The next day, after the judging was complete, we went to the grandstands and stood in the dirt where sheep had been parading only hours earlier and holding our pies, we waited for them to be auctioned off. All proceeds were destined to our 4-H group.

Most pies were bid on by family members - in-laws fighting it out to be the top bidder. Many pies went for well over $100, especially if the participants had placed in the contest. As a transplant to Iowa, we did not have any family nearby, and I knew my parents would be unable to afford a competitive bid on my pie. And Dad reasoned if he wanted one of my pies he could ask me to bake one anytime - in a clean kitchen - with no sheep or pigs nearby.

Needless to say, I was more than concerned that my pie might not even sell at all. My fears were initially confirmed when I stepped forward, and the auctioneer announced the bidding. Since mine was a second place pie, he started at fifty dollars. With no takers, he dropped to forty-five, forty, thirty-five, and then thirty. Finally at $25 a local women’s group offered a bid on my pie. Going once, going twice, and then suddenly a man in the shadows of the back raised his hand and placed a bid for $115! Going once, twice and then thrice, my pie sold for a very respectable price.
Although I did not understand the lack of incremental bidding at the time, I didn’t care either. My father, however, was more then curious and after doing a bit of research found an answer to the mystery bidder.

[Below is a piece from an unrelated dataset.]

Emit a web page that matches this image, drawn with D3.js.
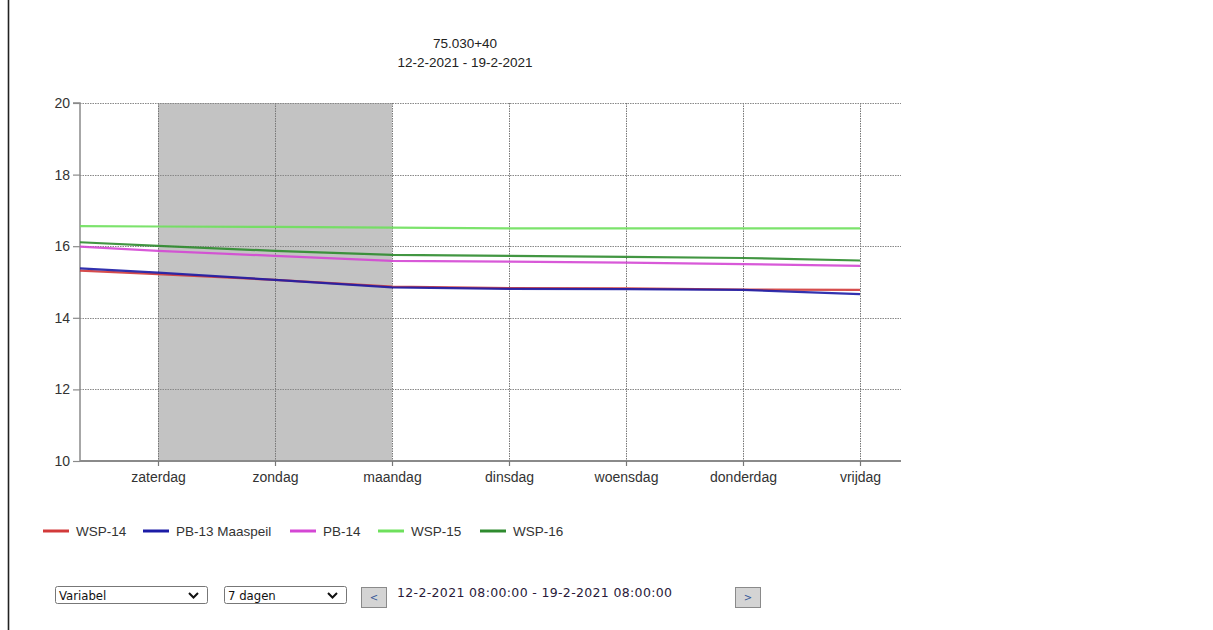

“Linda,” he warned my mom, “This going together might be more of a concern than we originally thought. Jeff’s dad is the one the bought Debbie’s pie.”

Hmmmm…that was news. I guessed that next time I saw them in town I had at least better say, “Hello.”


  1. i can't stop chuckling at your tale. the thought of making a pie while at the fair with all those animal smells, then standing out in the stadium with a little sheep dung on your shoes, peddling your wares . . . too funny.

    i'm sure that your dad had his hands full with five beautiful daughters, even if things did start off a bit slow. poor man.

    ah, the sixth and seventh grade romances. i only hope that my kids' experiences will be so innocent.

  2. What a very cool story! I love it. I found myself wondering, though, as I never participated in 4-H: How did they taste your pie to judge it and then sell the pie? Did they sell it with a slice missing? How does that work?

    I'm impressed by the fact that your "steady's" dad bought the pie. I guess he really liked you!

    Peace - D

  3. Aww what a sweet guy. I can only imagine what the conversation was like between Jeff and his dad after you passed each other on the street that day. Great story.

  4. Michal,

    You are so right, though they seemed complex and confusing at the time, those first crushes...had I only known then what I know now...

  5. Momma,

    Good observation! Every pie was sold sans one slice.

  6. Hilary,

    Yes, Jeff was sweet, but his dad was the sweetest for buying my pie!

  7. Debbie, you have The Gift. And I'm guessing your pies are very upper-crust!!

    And will you tell us how you met DH?

  8. David,

    Hmmmm.... That might be an interesting post.

  9. Okay don't leave me hanging long did the Jeff thing last, did he end up beint the ONE, or was yet another Pie Baking contest? Dish, girl...David sent me over here for the ENTIRE story,

  10. Sandi,

    No, Jeff was not THE ONE. I think it was over by the time we moved on to High School. It was all very innocent. He wasn't even my first kiss, that came a couple years later.

  11. Wow how VERY useful he proved to be! What a lovely guy his dad is! He must have had a soft spot for you. Or maybe badgered by his son...

    Great story. Over from David's.

  12. I'm still laughing about the plastic skiing smurf!!!